5. Likely next 24–48 hour developments

- Expect clarification from Abu Dhabi, Riyadh, and the OPEC Secretariat within hours. Markets will watch for whether the UAE exit is immediate and unconditional, or part of a renegotiation of quotas and influence. Saudi reaction will be critical: a conciliatory stance could contain the shock; a confrontational response could trigger a price war narrative.
- Kremlin messaging will likely formalize a May 9 ceasefire timeline and conditions. Ukrainian leadership will face pressure from partners and domestic constituencies over whether to align with, ignore, or partially observe any Russian‑declared truce.
- NATO and EU officials may issue cautious statements welcoming any reduction in violence while stressing that sanctions and support to Ukraine continue unchanged.
- In energy markets, watch for further upside in Brent and time spreads, increased volatility in Gulf equities, and pressure on energy‑importing EMs.
- In rates and FX, expect firmer U.S. yields and a stronger dollar as traders price persistent energy inflation and geopolitical premia.

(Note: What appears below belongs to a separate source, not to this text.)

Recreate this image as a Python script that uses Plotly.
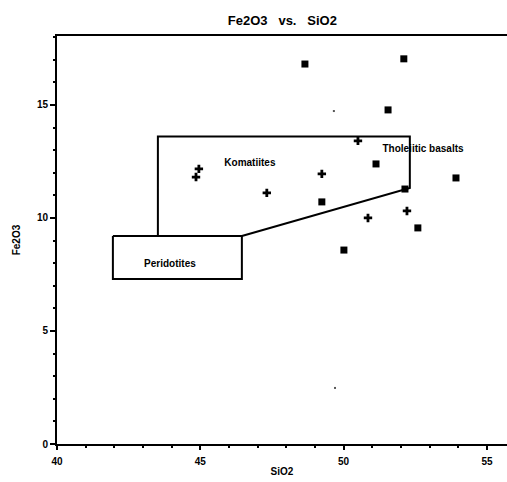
import plotly.graph_objects as go

# Data
sq_x = [48.65, 52.10, 51.55, 51.13, 53.92, 52.14, 49.24, 52.59, 50.01]
sq_y = [16.81, 17.04, 14.78, 12.39, 11.77, 11.28, 10.71, 9.56, 8.58]

cr_x = [44.95, 44.85, 47.32, 49.24, 50.50, 50.85, 52.21]
cr_y = [12.17, 11.81, 11.11, 11.95, 13.41, 10.00, 10.31]

dot_x = [49.66, 49.70]
dot_y = [14.73, 2.48]

# Field boundaries (SiO2, Fe2O3)
field_x = [43.52, 43.52, 52.31, 52.31, 46.45]
field_y = [9.20, 13.60, 13.60, 11.33, 9.20]
perid_x = [41.95, 46.45, 46.45, 41.95, 41.95]
perid_y = [9.20, 9.20, 7.30, 7.30, 9.20]

labels = ["Komatiites", "Tholeiitic basalts", "Peridotites"]
label_x = [46.73, 52.77, 43.94]
label_y = [12.43, 13.05, 7.96]

x_ticks = [40, 45, 50, 55]
y_ticks = [0, 5, 10, 15]

FONT = "Liberation Sans, Arial, sans-serif"

fig = go.Figure()
fig.add_trace(go.Scatter(x=field_x, y=field_y, mode="lines",
                         line=dict(color="black", width=2), hoverinfo="skip"))
fig.add_trace(go.Scatter(x=perid_x, y=perid_y, mode="lines",
                         line=dict(color="black", width=2), hoverinfo="skip"))
fig.add_trace(go.Scatter(x=sq_x, y=sq_y, mode="markers",
                         marker=dict(symbol="square", size=7, color="black")))
fig.add_trace(go.Scatter(x=cr_x, y=cr_y, mode="markers",
                         marker=dict(symbol="cross", size=7, color="black")))
fig.add_trace(go.Scatter(x=dot_x, y=dot_y, mode="markers",
                         marker=dict(symbol="square", size=2, color="#555")))
fig.add_trace(go.Scatter(x=label_x, y=label_y, mode="text", text=labels,
                         textfont=dict(family=FONT, size=10, color="black", weight="bold"),
                         hoverinfo="skip"))

fig.update_layout(
    width=507, height=482,
    margin=dict(l=57, r=0, t=36, b=38),
    paper_bgcolor="white", plot_bgcolor="white",
    showlegend=False,
    title=dict(text="Fe2O3&nbsp;&nbsp;&nbsp;vs.&nbsp;&nbsp;&nbsp;SiO2", x=0.557, xanchor="center",
               y=0.958, yanchor="middle",
               font=dict(family=FONT, size=13, color="black", weight="bold")),
    font=dict(family=FONT, size=10, color="black"),
)
fig.update_xaxes(range=[40, 55.7], tickvals=x_ticks, ticktext=[str(v) for v in x_ticks],
                 automargin=False,
                 showgrid=False, zeroline=False, showline=True, linecolor="black",
                 linewidth=2, mirror=True, ticks="outside", ticklen=4, tickwidth=2,
                 tickcolor="black", ticklabelstandoff=3,
                 minor=dict(dtick=1, tick0=40, ticks="outside", ticklen=2, tickcolor="black"),
                 tickfont=dict(family=FONT, size=10, weight="bold"),
                 title=dict(text="SiO2", standoff=2,
                            font=dict(family=FONT, size=10, weight="bold")))
fig.update_yaxes(range=[0, 18.05], tickvals=y_ticks, ticktext=[str(v) for v in y_ticks],
                 automargin=False,
                 showgrid=False, zeroline=False, showline=True, linecolor="black",
                 linewidth=2, mirror=False, ticks="outside", ticklen=5, tickwidth=2,
                 tickcolor="black",
                 minor=dict(dtick=1, tick0=0, ticks="outside", ticklen=2, tickcolor="black"),
                 tickfont=dict(family=FONT, size=10, weight="bold"),
                 title=dict(text="Fe2O3", standoff=14,
                            font=dict(family=FONT, size=10, weight="bold")))

fig.write_html("out.html", config={"displayModeBar": False},
               post_script="document.body.style.margin='0';document.body.style.overflow='hidden';")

Overall, these developments mark a significant strategic pivot in both the oil governance regime and the immediate trajectory of the Ukraine war, warranting high‑priority attention from both national leadership and financial desks.

**MARKET IMPACT ASSESSMENT:**
UAE’s OPEC exit is structurally bearish for OPEC cohesion but could be near‑term bullish for crude via cartel uncertainty and quota discipline breakdown; volatility in Brent, Dubai benchmarks, and Gulf sovereign spreads likely. A potential May 9 Ukraine ceasefire would temporarily reduce kinetic risk in Eastern Europe, marginally easing risk premia on European gas, grains, and defense names, but the move is reversible and tied to political optics. Fed on-hold stance with comments about an energy surge not yet peaking supports higher-for-longer U.S. yields and stronger dollar, pressuring EM FX and risk assets.